What is being asked: Quote the records in full and leave their pictures out.

---

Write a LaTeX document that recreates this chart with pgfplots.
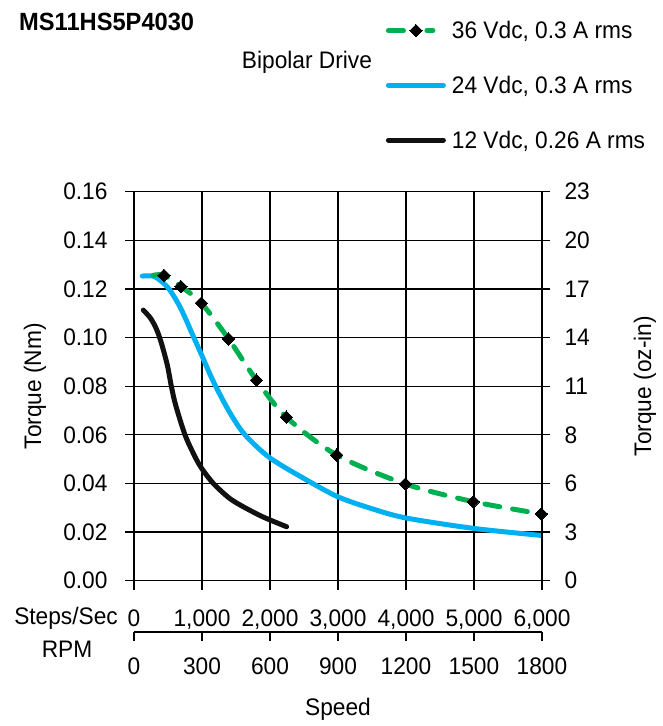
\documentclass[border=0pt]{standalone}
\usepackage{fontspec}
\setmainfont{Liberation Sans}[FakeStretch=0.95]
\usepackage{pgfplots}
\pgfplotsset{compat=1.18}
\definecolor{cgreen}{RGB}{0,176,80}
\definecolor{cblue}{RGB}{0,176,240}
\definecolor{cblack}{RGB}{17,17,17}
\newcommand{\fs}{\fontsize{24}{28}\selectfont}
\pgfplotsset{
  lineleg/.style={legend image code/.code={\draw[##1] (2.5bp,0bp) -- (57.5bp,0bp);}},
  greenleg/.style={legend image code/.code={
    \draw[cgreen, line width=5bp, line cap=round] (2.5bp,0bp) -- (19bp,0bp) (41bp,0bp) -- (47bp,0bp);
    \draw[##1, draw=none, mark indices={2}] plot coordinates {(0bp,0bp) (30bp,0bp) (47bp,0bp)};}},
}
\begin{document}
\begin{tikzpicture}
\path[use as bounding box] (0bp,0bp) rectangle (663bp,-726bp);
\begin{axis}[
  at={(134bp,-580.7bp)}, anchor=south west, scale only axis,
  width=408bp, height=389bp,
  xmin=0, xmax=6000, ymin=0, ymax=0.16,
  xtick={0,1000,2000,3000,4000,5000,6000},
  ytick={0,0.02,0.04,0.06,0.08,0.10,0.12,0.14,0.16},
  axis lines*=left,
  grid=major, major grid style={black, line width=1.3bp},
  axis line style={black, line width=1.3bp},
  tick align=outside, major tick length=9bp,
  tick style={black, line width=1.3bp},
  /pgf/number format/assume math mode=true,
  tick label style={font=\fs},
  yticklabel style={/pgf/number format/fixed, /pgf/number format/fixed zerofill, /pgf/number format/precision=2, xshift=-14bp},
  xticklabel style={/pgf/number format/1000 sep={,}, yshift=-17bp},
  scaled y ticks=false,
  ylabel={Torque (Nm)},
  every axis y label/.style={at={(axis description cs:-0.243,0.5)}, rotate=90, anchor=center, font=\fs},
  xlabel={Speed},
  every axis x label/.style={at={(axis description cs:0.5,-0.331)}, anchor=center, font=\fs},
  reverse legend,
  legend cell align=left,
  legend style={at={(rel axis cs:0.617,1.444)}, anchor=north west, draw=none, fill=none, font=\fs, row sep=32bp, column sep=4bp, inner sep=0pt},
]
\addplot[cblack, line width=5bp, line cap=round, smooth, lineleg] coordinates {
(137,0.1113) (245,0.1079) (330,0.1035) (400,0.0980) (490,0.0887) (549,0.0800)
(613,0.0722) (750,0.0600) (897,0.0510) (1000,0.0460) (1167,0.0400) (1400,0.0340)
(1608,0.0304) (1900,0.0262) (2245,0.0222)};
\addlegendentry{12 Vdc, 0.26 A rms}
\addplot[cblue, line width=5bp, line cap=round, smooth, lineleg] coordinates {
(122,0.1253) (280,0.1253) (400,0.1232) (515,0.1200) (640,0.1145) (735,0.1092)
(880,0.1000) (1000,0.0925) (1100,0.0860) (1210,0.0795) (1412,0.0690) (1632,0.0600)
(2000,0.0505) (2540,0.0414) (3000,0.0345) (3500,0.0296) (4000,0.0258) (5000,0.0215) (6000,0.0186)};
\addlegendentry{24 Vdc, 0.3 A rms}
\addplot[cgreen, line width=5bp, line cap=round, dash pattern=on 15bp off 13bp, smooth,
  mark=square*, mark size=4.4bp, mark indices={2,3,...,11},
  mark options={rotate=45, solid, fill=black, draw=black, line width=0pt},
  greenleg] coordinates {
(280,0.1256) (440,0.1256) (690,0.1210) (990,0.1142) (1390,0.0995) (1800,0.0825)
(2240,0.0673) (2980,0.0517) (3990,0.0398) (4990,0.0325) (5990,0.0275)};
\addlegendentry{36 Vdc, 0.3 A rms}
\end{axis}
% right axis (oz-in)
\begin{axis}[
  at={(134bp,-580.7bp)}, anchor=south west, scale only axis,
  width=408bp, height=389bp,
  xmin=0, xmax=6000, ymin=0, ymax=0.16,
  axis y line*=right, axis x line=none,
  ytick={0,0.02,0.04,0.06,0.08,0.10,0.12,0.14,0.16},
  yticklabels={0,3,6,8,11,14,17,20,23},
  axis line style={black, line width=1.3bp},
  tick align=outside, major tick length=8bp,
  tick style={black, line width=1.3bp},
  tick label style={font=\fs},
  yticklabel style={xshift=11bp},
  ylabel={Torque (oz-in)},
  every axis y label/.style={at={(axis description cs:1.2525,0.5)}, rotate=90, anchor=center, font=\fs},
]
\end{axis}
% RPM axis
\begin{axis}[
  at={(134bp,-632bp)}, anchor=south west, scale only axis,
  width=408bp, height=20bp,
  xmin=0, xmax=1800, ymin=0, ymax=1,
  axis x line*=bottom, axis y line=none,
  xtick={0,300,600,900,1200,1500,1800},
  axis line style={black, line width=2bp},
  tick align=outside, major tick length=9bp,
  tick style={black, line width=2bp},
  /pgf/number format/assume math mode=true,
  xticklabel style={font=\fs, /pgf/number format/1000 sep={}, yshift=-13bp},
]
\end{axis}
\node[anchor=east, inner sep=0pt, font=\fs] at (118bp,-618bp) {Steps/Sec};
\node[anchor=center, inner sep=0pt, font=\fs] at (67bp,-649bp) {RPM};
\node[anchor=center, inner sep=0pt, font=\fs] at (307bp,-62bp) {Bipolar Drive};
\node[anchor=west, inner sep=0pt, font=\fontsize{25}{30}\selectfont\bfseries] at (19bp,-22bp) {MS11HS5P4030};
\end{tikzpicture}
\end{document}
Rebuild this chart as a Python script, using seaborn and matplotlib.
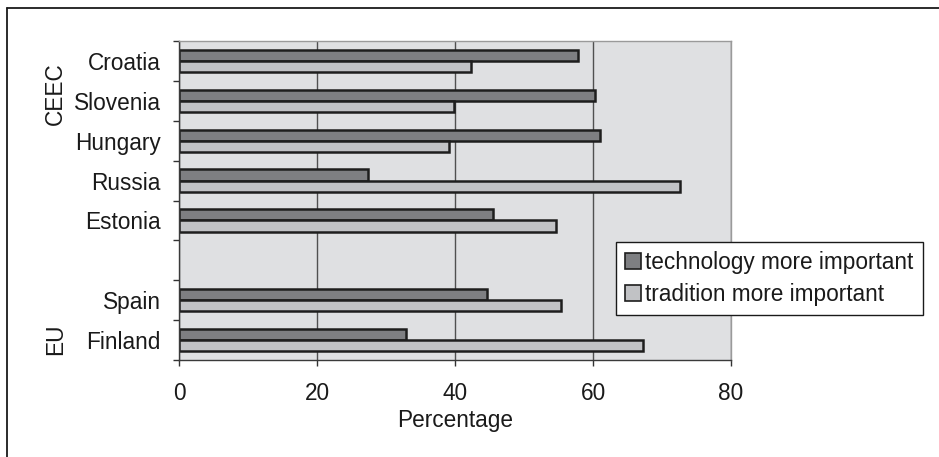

---

The result:
Write a LaTeX document that recreates this chart with pgfplots.
\documentclass[border=0pt]{standalone}
\usepackage{fontspec}
\setmainfont{Liberation Sans}[FakeStretch=0.95]
\usepackage{pgfplots}
\pgfplotsset{compat=1.18}
\definecolor{cgreen}{RGB}{0,176,80}
\definecolor{cblue}{RGB}{0,176,240}
\definecolor{cblack}{RGB}{17,17,17}
\newcommand{\fs}{\fontsize{24}{28}\selectfont}
\pgfplotsset{
  lineleg/.style={legend image code/.code={\draw[##1] (2.5bp,0bp) -- (57.5bp,0bp);}},
  greenleg/.style={legend image code/.code={
    \draw[cgreen, line width=5bp, line cap=round] (2.5bp,0bp) -- (19bp,0bp) (41bp,0bp) -- (47bp,0bp);
    \draw[##1, draw=none, mark indices={2}] plot coordinates {(0bp,0bp) (30bp,0bp) (47bp,0bp)};}},
}
\begin{document}
\begin{tikzpicture}
\path[use as bounding box] (0bp,0bp) rectangle (663bp,-726bp);
\begin{axis}[
  at={(134bp,-580.7bp)}, anchor=south west, scale only axis,
  width=408bp, height=389bp,
  xmin=0, xmax=6000, ymin=0, ymax=0.16,
  xtick={0,1000,2000,3000,4000,5000,6000},
  ytick={0,0.02,0.04,0.06,0.08,0.10,0.12,0.14,0.16},
  axis lines*=left,
  grid=major, major grid style={black, line width=1.3bp},
  axis line style={black, line width=1.3bp},
  tick align=outside, major tick length=9bp,
  tick style={black, line width=1.3bp},
  /pgf/number format/assume math mode=true,
  tick label style={font=\fs},
  yticklabel style={/pgf/number format/fixed, /pgf/number format/fixed zerofill, /pgf/number format/precision=2, xshift=-14bp},
  xticklabel style={/pgf/number format/1000 sep={,}, yshift=-17bp},
  scaled y ticks=false,
  ylabel={Torque (Nm)},
  every axis y label/.style={at={(axis description cs:-0.243,0.5)}, rotate=90, anchor=center, font=\fs},
  xlabel={Speed},
  every axis x label/.style={at={(axis description cs:0.5,-0.331)}, anchor=center, font=\fs},
  reverse legend,
  legend cell align=left,
  legend style={at={(rel axis cs:0.617,1.444)}, anchor=north west, draw=none, fill=none, font=\fs, row sep=32bp, column sep=4bp, inner sep=0pt},
]
\addplot[cblack, line width=5bp, line cap=round, smooth, lineleg] coordinates {
(137,0.1113) (245,0.1079) (330,0.1035) (400,0.0980) (490,0.0887) (549,0.0800)
(613,0.0722) (750,0.0600) (897,0.0510) (1000,0.0460) (1167,0.0400) (1400,0.0340)
(1608,0.0304) (1900,0.0262) (2245,0.0222)};
\addlegendentry{12 Vdc, 0.26 A rms}
\addplot[cblue, line width=5bp, line cap=round, smooth, lineleg] coordinates {
(122,0.1253) (280,0.1253) (400,0.1232) (515,0.1200) (640,0.1145) (735,0.1092)
(880,0.1000) (1000,0.0925) (1100,0.0860) (1210,0.0795) (1412,0.0690) (1632,0.0600)
(2000,0.0505) (2540,0.0414) (3000,0.0345) (3500,0.0296) (4000,0.0258) (5000,0.0215) (6000,0.0186)};
\addlegendentry{24 Vdc, 0.3 A rms}
\addplot[cgreen, line width=5bp, line cap=round, dash pattern=on 15bp off 13bp, smooth,
  mark=square*, mark size=4.4bp, mark indices={2,3,...,11},
  mark options={rotate=45, solid, fill=black, draw=black, line width=0pt},
  greenleg] coordinates {
(280,0.1256) (440,0.1256) (690,0.1210) (990,0.1142) (1390,0.0995) (1800,0.0825)
(2240,0.0673) (2980,0.0517) (3990,0.0398) (4990,0.0325) (5990,0.0275)};
\addlegendentry{36 Vdc, 0.3 A rms}
\end{axis}
% right axis (oz-in)
\begin{axis}[
  at={(134bp,-580.7bp)}, anchor=south west, scale only axis,
  width=408bp, height=389bp,
  xmin=0, xmax=6000, ymin=0, ymax=0.16,
  axis y line*=right, axis x line=none,
  ytick={0,0.02,0.04,0.06,0.08,0.10,0.12,0.14,0.16},
  yticklabels={0,3,6,8,11,14,17,20,23},
  axis line style={black, line width=1.3bp},
  tick align=outside, major tick length=8bp,
  tick style={black, line width=1.3bp},
  tick label style={font=\fs},
  yticklabel style={xshift=11bp},
  ylabel={Torque (oz-in)},
  every axis y label/.style={at={(axis description cs:1.2525,0.5)}, rotate=90, anchor=center, font=\fs},
]
\end{axis}
% RPM axis
\begin{axis}[
  at={(134bp,-632bp)}, anchor=south west, scale only axis,
  width=408bp, height=20bp,
  xmin=0, xmax=1800, ymin=0, ymax=1,
  axis x line*=bottom, axis y line=none,
  xtick={0,300,600,900,1200,1500,1800},
  axis line style={black, line width=2bp},
  tick align=outside, major tick length=9bp,
  tick style={black, line width=2bp},
  /pgf/number format/assume math mode=true,
  xticklabel style={font=\fs, /pgf/number format/1000 sep={}, yshift=-13bp},
]
\end{axis}
\node[anchor=east, inner sep=0pt, font=\fs] at (118bp,-618bp) {Steps/Sec};
\node[anchor=center, inner sep=0pt, font=\fs] at (67bp,-649bp) {RPM};
\node[anchor=center, inner sep=0pt, font=\fs] at (307bp,-62bp) {Bipolar Drive};
\node[anchor=west, inner sep=0pt, font=\fontsize{25}{30}\selectfont\bfseries] at (19bp,-22bp) {MS11HS5P4030};
\end{tikzpicture}
\end{document}
Rebuild this chart as a Python script, using seaborn and matplotlib.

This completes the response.